People who live together share not only a kitchen and bathroom, but also much of their microbiome, according to a new study. Researchers from the University of Trento in Italy, publishing in Cell Press Blue, examined 1,644 mouth and gut samples from 808 participants in 207 households, and supplemented the findings with thousands of additional samples from earlier studies.
The study found that cohabiting people share, on average, 19% of gut bacterial species and 25.8% of oral species. Among couples, the overlap was even higher: 44.4% of mouth species and 19.5% of gut species. By comparison, people who do not live together shared only 6% of gut species and almost no oral species. The researchers said kissing and close contact likely explain much of the oral sharing, and first author Vitto Heidrich said household members can have a significant effect on the bacteria living in our bodies. Israeli gastroenterologist Dr. Nadav Ilani said the work shows that microbiomes are shaped not only by birth, diet, lifestyle, medications and genetics, but also by bacterial transfer among household members.
The team also found that the bacteria that spread most easily between people were not necessarily the beneficial ones. Highly transferable strains were often associated with poorer cardiometabolic health, including organisms previously linked to type 2 diabetes and other risk factors. The study also found two orally transmitted bacteria that had previously been linked to colorectal cancer, plus several opportunistic pathogens, but the authors stressed that the data show statistical association, not person-to-person transmission of disease or cancer.

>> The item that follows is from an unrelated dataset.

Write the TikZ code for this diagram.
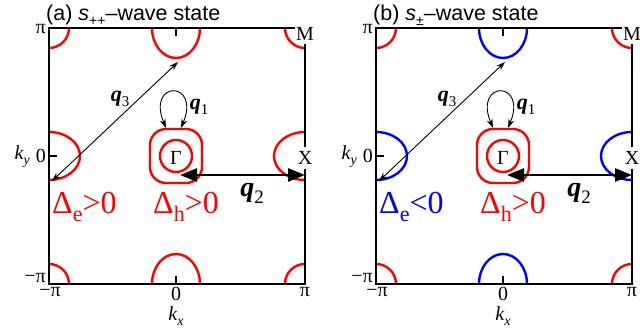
\documentclass[tikz,border=0pt]{standalone}
\usepackage{fontspec}
\setmainfont{Liberation Serif}
\setsansfont{Liberation Sans}
\usetikzlibrary{arrows.meta}
\definecolor{pred}{RGB}{255,0,0}
\definecolor{pblue}{RGB}{0,0,255}
\newcommand{\fsz}[1]{\fontsize{#1}{#1}\selectfont}
\newcommand{\lsub}[2]{\raisebox{-0.25em}{\fsz{#1}#2}}
\tikzset{
  frame/.style={line width=1.1pt},
  pocket/.style={line width=2.4pt},
  lab/.style={font=\fsz{20}, inner sep=1pt},
  thinarrow/.style={line width=0.9pt, {Stealth[length=9pt,width=6pt]}-{Stealth[length=9pt,width=6pt]}},
  thickarrow/.style={line width=2.6pt, {Triangle[length=17pt,width=13pt]}-{Triangle[length=17pt,width=13pt]}},
}
% #1 prefix, #2 x shift, #3 title, #4 corner colour, #5 edge colour, #6 Delta_e text
\newcommand{\drawpanel}[6]{%
\begin{scope}[shift={(#2,0)}]
  \begin{scope}
    \clip (49,28) rectangle (305,284);
    \draw[pocket,#4] (49,28) circle[radius=20] (305,28) circle[radius=20]
                     (49,284) circle[radius=20] (305,284) circle[radius=20];
    \draw[pocket,#5] (176,28) ellipse[x radius=24,y radius=30]
                     (176,284) ellipse[x radius=24,y radius=30]
                     (49,156) ellipse[x radius=31,y radius=24]
                     (305,156) ellipse[x radius=31,y radius=24];
  \end{scope}
  \draw[pocket,pred] (176,156) circle[radius=16];
  \draw[pocket,pred,rounded corners=16pt] (150,129) rectangle (202,183);
  \draw[frame] (49,28) rectangle (305,284);
  \draw[frame] (176,28) -- (176,36) (176,284) -- (176,276) (49,156) -- (57,156);
  % axis labels
  \node[lab,anchor=east] (#1pi) at (47,29) {π};
  \node[lab,anchor=east] (#1zero) at (47,156) {0};
  \node[lab,anchor=east] (#1ky) at (31,157) {\itshape k\lsub{14}{y}};
  \node[lab,anchor=east] (#1mpi) at (47,278) {−π};
  \node[lab,anchor=north] (#1xmpi) at (50,286) {−π};
  \node[lab,anchor=north] (#1xzero) at (176,286) {0};
  \node[lab,anchor=north] (#1xpi) at (305,286) {π};
  \node[lab] (#1kx) at (176,316) {\itshape k\lsub{14}{x}};
  \node[lab,fill=white,inner ysep=3pt] (#1M) at (305,34) {M};
  \node[lab,fill=white,inner ysep=4pt] (#1X) at (305,158) {X};
  \node[lab] (#1G) at (176,158) {Γ};
  % title
  \node[anchor=base west,font=\sffamily\fsz{21.5},inner sep=0pt] (#1title) at (46,20) {#3};
  % scattering vectors
  \coordinate (#1q3a) at (178,62);
  \coordinate (#1q3b) at (52,181);
  \draw[thinarrow] (#1q3b) -- (#1q3a);
  \coordinate (#1q1a) at (166,128);
  \coordinate (#1q1b) at (181,128);
  \draw[thinarrow] (#1q1a) .. controls (146,80) and (201,80) .. (#1q1b);
  \coordinate (#1q2a) at (180,175);
  \coordinate (#1q2b) at (305,175);
  \draw[thickarrow] (#1q2a) -- (#1q2b);
  \node[inner sep=0pt,font=\fsz{22}] (#1q3) at (120,99) {\textbf{\textit{q}}\lsub{15}{3}};
  \node[inner sep=0pt,font=\fsz{22}] (#1q1) at (199,107) {\textbf{\textit{q}}\lsub{15}{1}};
  \node[inner sep=0pt,font=\fsz{28}] (#1q2) at (252,193) {\textbf{\textit{q}}\lsub{19}{2}};
  % gap signs
  \node[anchor=base west,inner sep=0pt,font=\fsz{32},text=#5] (#1De) at (52,213) {#6};
  \node[anchor=base west,inner sep=0pt,font=\fsz{32},text=pred] (#1Dh) at (153,213) {Δ\lsub{22}{h}>0};
\end{scope}}

\begin{document}
\begin{tikzpicture}[x=1pt,y=-1pt]
\useasboundingbox (0,0) rectangle (640,333);
\drawpanel{a}{0}{(a) \textit{s}\lsub{14}{++}–wave state}{pred}{pred}{Δ\lsub{22}{e}>0}
\drawpanel{b}{327}{(b) \textit{s}\lsub{14}{±}–wave state}{pred}{pblue}{Δ\lsub{22}{e}<0}
\end{tikzpicture}
\end{document}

Another part of the study showed that only 4% of bacterial species appeared in both the mouth and the gut, even though people swallow large amounts of oral bacteria every day. When the same species was found in both places in the same person, it was the exact same strain in 74.5% of cases, supporting the idea that some gut bacteria arrive via swallowed saliva. Over follow-up, 14.7% of oral species changed, compared with 5.8% in the gut, suggesting the mouth microbiome is more dynamic. The researchers said these findings could eventually help develop microbiome-based treatments, including probiotics and fecal transplants.